### Exercise aim
Look through the material and copy each line holding "this".

### Excerpted data
··········

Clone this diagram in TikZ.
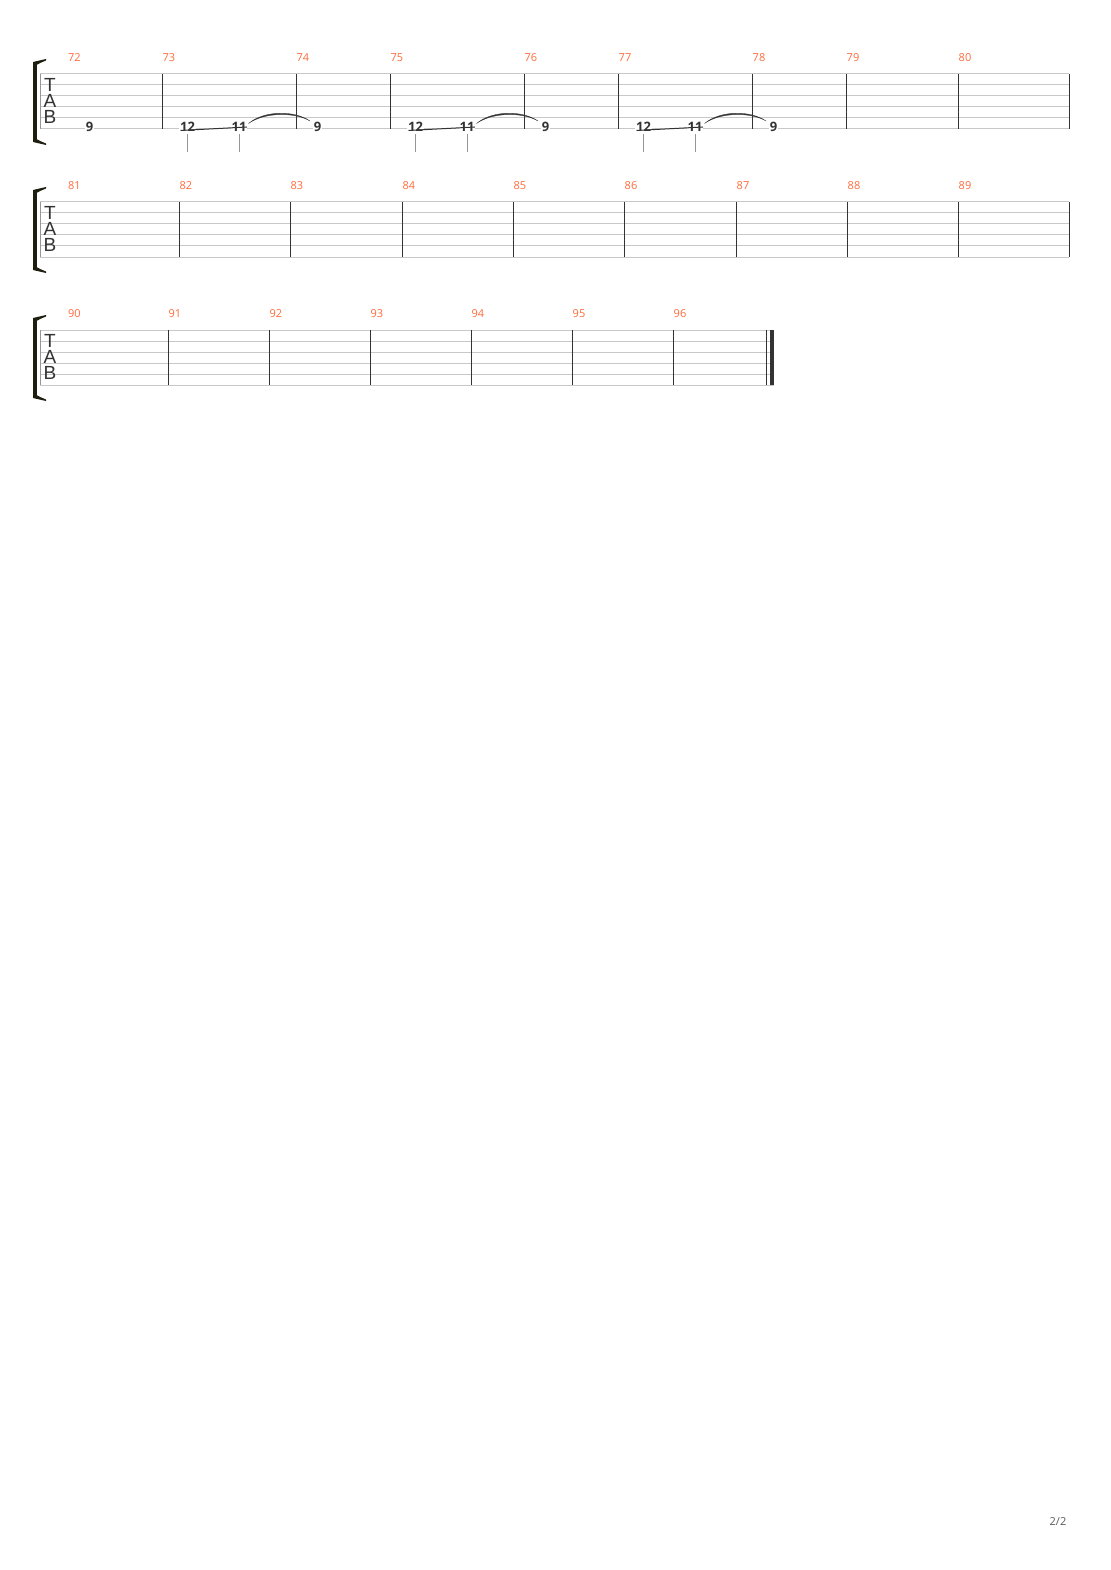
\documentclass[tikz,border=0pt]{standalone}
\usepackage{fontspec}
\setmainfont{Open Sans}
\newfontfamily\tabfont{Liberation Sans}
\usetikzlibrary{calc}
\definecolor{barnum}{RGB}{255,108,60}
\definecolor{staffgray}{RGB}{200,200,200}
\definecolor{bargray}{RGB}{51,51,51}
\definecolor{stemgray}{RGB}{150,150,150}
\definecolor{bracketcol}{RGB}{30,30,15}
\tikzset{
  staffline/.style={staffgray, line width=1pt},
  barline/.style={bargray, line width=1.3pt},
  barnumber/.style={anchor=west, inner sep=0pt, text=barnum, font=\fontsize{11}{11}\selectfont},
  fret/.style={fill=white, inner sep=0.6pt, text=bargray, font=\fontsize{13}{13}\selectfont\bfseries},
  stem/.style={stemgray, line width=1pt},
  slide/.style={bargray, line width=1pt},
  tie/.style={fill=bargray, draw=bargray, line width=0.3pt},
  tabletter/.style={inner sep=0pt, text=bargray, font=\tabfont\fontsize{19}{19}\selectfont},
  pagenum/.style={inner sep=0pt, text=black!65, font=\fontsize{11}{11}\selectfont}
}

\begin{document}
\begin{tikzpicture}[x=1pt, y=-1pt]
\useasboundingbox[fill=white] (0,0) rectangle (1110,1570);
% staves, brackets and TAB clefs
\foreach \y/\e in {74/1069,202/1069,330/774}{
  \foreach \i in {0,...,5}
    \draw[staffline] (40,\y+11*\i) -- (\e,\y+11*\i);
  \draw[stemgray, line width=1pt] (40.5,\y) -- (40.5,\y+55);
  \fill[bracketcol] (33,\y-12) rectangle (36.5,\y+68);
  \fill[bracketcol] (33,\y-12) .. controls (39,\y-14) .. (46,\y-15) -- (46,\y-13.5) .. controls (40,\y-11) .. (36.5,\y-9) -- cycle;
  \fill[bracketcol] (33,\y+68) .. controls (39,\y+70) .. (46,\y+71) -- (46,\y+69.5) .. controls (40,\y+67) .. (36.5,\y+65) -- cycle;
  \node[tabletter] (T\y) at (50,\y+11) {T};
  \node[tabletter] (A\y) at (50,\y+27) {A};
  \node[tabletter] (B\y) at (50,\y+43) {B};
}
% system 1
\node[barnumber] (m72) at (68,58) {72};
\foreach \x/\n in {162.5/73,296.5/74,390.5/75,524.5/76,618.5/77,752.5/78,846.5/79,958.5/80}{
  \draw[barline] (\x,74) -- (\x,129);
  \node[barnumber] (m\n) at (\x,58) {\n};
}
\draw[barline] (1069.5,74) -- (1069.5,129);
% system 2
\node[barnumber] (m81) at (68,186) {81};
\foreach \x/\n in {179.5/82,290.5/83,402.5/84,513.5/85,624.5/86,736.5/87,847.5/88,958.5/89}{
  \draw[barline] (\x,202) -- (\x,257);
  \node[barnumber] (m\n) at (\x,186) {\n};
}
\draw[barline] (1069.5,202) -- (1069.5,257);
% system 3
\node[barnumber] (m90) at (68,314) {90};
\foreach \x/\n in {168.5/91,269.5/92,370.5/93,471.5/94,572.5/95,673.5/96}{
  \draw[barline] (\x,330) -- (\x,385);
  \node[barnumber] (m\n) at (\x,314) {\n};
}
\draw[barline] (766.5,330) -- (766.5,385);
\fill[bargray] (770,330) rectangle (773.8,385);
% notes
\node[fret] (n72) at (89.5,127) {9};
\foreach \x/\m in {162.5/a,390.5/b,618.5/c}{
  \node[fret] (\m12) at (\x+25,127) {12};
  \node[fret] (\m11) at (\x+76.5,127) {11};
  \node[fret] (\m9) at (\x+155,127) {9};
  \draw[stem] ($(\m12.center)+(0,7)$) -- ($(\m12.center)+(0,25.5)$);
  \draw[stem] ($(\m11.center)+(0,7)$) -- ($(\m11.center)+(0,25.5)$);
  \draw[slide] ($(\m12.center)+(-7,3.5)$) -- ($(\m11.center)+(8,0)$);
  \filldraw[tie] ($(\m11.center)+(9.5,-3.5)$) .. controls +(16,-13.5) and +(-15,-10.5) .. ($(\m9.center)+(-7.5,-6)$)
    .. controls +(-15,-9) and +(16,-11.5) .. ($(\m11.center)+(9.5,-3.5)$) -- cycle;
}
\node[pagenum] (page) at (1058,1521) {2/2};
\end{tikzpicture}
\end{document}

··········

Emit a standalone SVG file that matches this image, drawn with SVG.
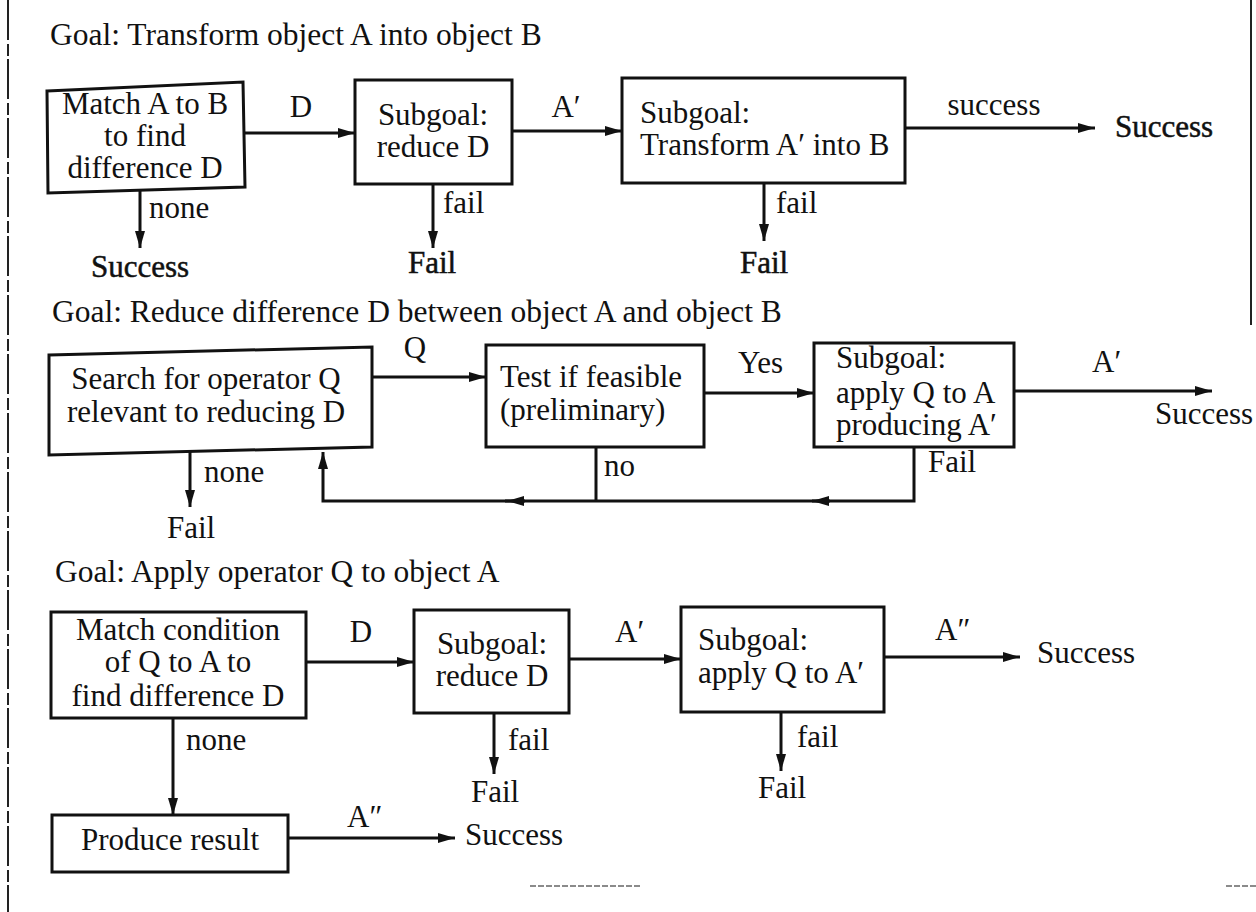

··········

### Complete output
Clone this diagram in TikZ.
Emit a standalone SVG file that matches this image, drawn with SVG.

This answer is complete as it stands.